In July, the New York Times ran a front-page article that attempted to blame Pope Benedict XVI for the sexual abuse scandal. As it did in March, the paper failed to do so.
In the article, we were told that when Joseph Ratzinger (now the pope) was in charge of the Office of the Congregation for the Doctrine of the Faith, he had authority over sex abuse cases, but never exercised it. It cited as evidence some old instructions dating back to 1922 that Australian Archbishop Philip Edward Wilson “stumbled across” when he was a student in the early 1990s. When he mentioned this 10 years ago at a Vatican meeting, “few people in the room had any idea what [he] was talking about.” In other words, there is no proof that even Ratzinger knew of this alleged authority.

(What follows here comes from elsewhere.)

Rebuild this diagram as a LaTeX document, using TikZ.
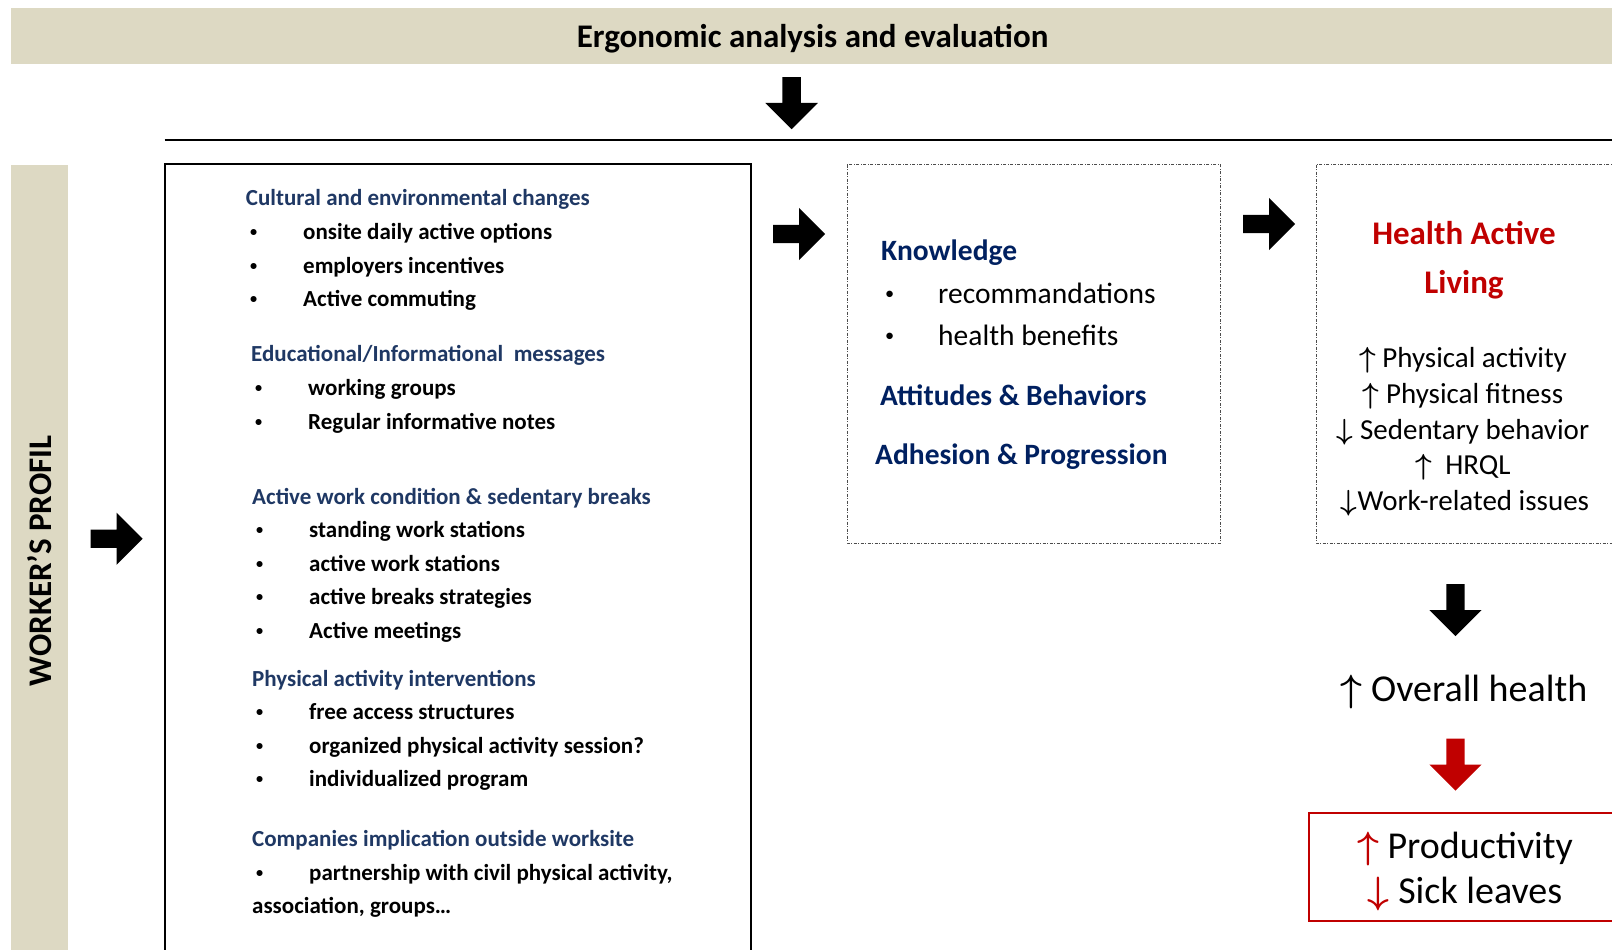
\RequirePackage{fix-cm}
\documentclass[tikz,border=0pt]{standalone}
\usepackage{fontspec}
\setmainfont{Carlito}
\usetikzlibrary{shapes.arrows}
\definecolor{bandtan}{RGB}{221,217,195}
\definecolor{headblue}{RGB}{31,56,100}
\definecolor{knowblue}{RGB}{0,32,96}
\definecolor{alertred}{RGB}{192,0,0}
\newcommand{\incr}{{\boldmath$\uparrow$}}
\newcommand{\decr}{{\boldmath$\downarrow$}}
\newcommand{\bul}{\makebox[53pt][l]{\raisebox{0.12em}{\scalebox{0.62}{\textbullet}}}}
\tikzset{
  % beige bands behind the two titles
  band/.style={fill=bandtan, draw=none},
  bandtitle/.style={inner sep=0pt, font=\bfseries\fontsize{33}{40}\selectfont},
  % thick black block arrow, points right unless rotated
  blockarrow/.style={single arrow, fill=black, draw=none, inner sep=0pt,
    inner ysep=9pt, minimum height=52pt, minimum width=52pt,
    single arrow head extend=17pt, single arrow tip angle=90, anchor=tail},
  % frames
  mainframe/.style={draw=black, line width=2pt},
  dashframe/.style={draw=black!70, line width=1pt,
    dash pattern=on 3pt off 1.5pt on 1pt off 1.5pt},
  redframe/.style={draw=alertred, line width=1.6pt},
  % text lines in the left frame
  lefthead/.style={anchor=west, inner sep=0pt, text height=16pt, text depth=5pt,
    text=headblue, font=\bfseries\fontsize{23}{28}\selectfont},
  leftitem/.style={lefthead, text=black},
  % text lines in the middle frame
  midhead/.style={anchor=west, inner sep=0pt, text height=21pt, text depth=6pt,
    text=knowblue, font=\bfseries\fontsize{29.5}{34}\selectfont},
  miditem/.style={midhead, text=black, font=\fontsize{29.5}{34}\selectfont},
  % text lines on the right
  righthead/.style={inner sep=0pt, text height=23pt, text depth=7pt,
    text=alertred, font=\bfseries\fontsize{33}{40}\selectfont},
  rightitem/.style={inner sep=0pt, text height=21pt, text depth=6pt,
    font=\fontsize{29}{34}\selectfont},
  bigitem/.style={inner sep=0pt, text height=27pt, text depth=8pt,
    font=\fontsize{38}{44}\selectfont},
}

\begin{document}
\begin{tikzpicture}[x=1pt,y=-1pt]
\useasboundingbox (0,0) rectangle (1612,950);
\clip (0,0) rectangle (1612,950);

% bands and their titles
\fill[band] (11,8) rectangle (1612,64);
\fill[band] (11,164.5) rectangle (68,960);
\node[bandtitle] (ergo) at (812.6,39) {Ergonomic analysis and evaluation};
\node[bandtitle, rotate=90] (profil) at (39.5,561) {WORKER’S PROFIL};

% rule under the top arrow
\coordinate (rulewest) at (164.5,140);
\coordinate (ruleeast) at (1612,140);
\draw[line width=2pt] (rulewest) -- (ruleeast);

% frames
\draw[mainframe] (164.5,163.5) rectangle (750.5,975);
\draw[dashframe] (847,164.5) rectangle (1220,543);
\draw[dashframe] (1316,164.5) rectangle (1630,543);
\draw[redframe] (1309,813) rectangle (1630,921);

% block arrows (placed by their tail)
\node[blockarrow, rotate=-90] (downtop) at (791.6,77) {};
\node[blockarrow] (toleft) at (90.5,538.7) {};
\node[blockarrow] (tomid) at (773,234) {};
\node[blockarrow] (toright) at (1243,224) {};
\node[blockarrow, rotate=-90] (tooverall) at (1455.5,584) {};
\node[blockarrow, rotate=-90, fill=alertred] (toprod) at (1455.5,738.5) {};

% left frame
\node[lefthead] (cult) at (245.7,200) {Cultural and environmental changes};
\node[leftitem] (cult1) at (250,234) {\bul onsite daily active options};
\node[leftitem] (cult2) at (250,268) {\bul employers incentives};
\node[leftitem] (cult3) at (250,301) {\bul Active commuting};
\node[lefthead] (educ) at (251,355.6) {Educational/Informational\ \ messages};
\node[leftitem] (educ1) at (255,389.5) {\bul working groups};
\node[leftitem] (educ2) at (255,423.5) {\bul Regular informative notes};
\node[lefthead] (work) at (252,498.5) {Active work condition \& sedentary breaks};
\node[leftitem] (work1) at (256,532) {\bul standing work stations};
\node[leftitem] (work2) at (256,566) {\bul active work stations};
\node[leftitem] (work3) at (256,599) {\bul active breaks strategies};
\node[leftitem] (work4) at (256,633) {\bul Active meetings};
\node[lefthead] (phys) at (252,680.5) {Physical activity interventions};
\node[leftitem] (phys1) at (256,714) {\bul free access structures};
\node[leftitem] (phys2) at (256,748) {\bul organized physical activity session?};
\node[leftitem] (phys3) at (256,781) {\bul individualized program};
\node[lefthead] (comp) at (252,841) {Companies implication outside worksite};
\node[leftitem] (comp1) at (256,875) {\bul partnership with civil physical activity,};
\node[leftitem] (comp2) at (252,908) {association, groups…};

% middle frame
\node[midhead] (know) at (881,253) {Knowledge};
\node[miditem] (know1) at (885,296) {\bul recommandations};
\node[miditem] (know2) at (885,338) {\bul health benefits};
\node[midhead] (attit) at (880,398) {Attitudes \& Behaviors};
\node[midhead] (adhes) at (875,457) {Adhesion \& Progression};

% right frame
\node[righthead] (hal1) at (1464,236) {Health Active};
\node[righthead] (hal2) at (1464,285) {Living};
\node[rightitem] (res1) at (1463,360) {\incr\ Physical activity};
\node[rightitem] (res2) at (1463,396) {\incr\ Physical fitness};
\node[rightitem] (res3) at (1463,432) {\decr\ Sedentary behavior};
\node[rightitem] (res4) at (1463,467) {\incr\ \ HRQL};
\node[rightitem] (res5) at (1465,503) {\decr Work-related issues};

% outcomes
\node[bigitem] (overall) at (1464,692) {\incr\ Overall health};
\node[bigitem] (prod) at (1465,849) {\textcolor{alertred}{\incr}\ Productivity};
\node[bigitem] (sick) at (1465,894) {\textcolor{alertred}{\decr}\ Sick leaves};
\end{tikzpicture}
\end{document}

“Bishops had a variety of disciplinary tools at their disposal” when Ratzinger headed the Doctrine of the Faith Office. This is not only true; it undercuts attempts to blame him. We also learned that there were at least a half-dozen offices (besides the one run by Ratzinger) that bishops reported abuse cases to. This is also true, and while it does suggest a bureaucratic problem, this is not the same as moral irresponsibility.
We also learned that Ratzinger was preoccupied with all kinds of issues at the time, which is also true, but it is malicious to say he went after Latin American priests for preaching on behalf of the poor: the few liberation theology priests who were questioned were Marxist sympathizers.
The most accurate summation came from Irish Bishop Eamonn Walsh. At the meeting a decade ago, he said of Ratzinger, “This guy gets it, he’s understanding the situation we’re facing.” Yet he also acknowledged that those in Rome never had firsthand experience with some devious priests, and therefore took the position that the accused was “innocent until proven guilty.” Not only is this understandable, from a civil libertarian perspective, it is highly commendable.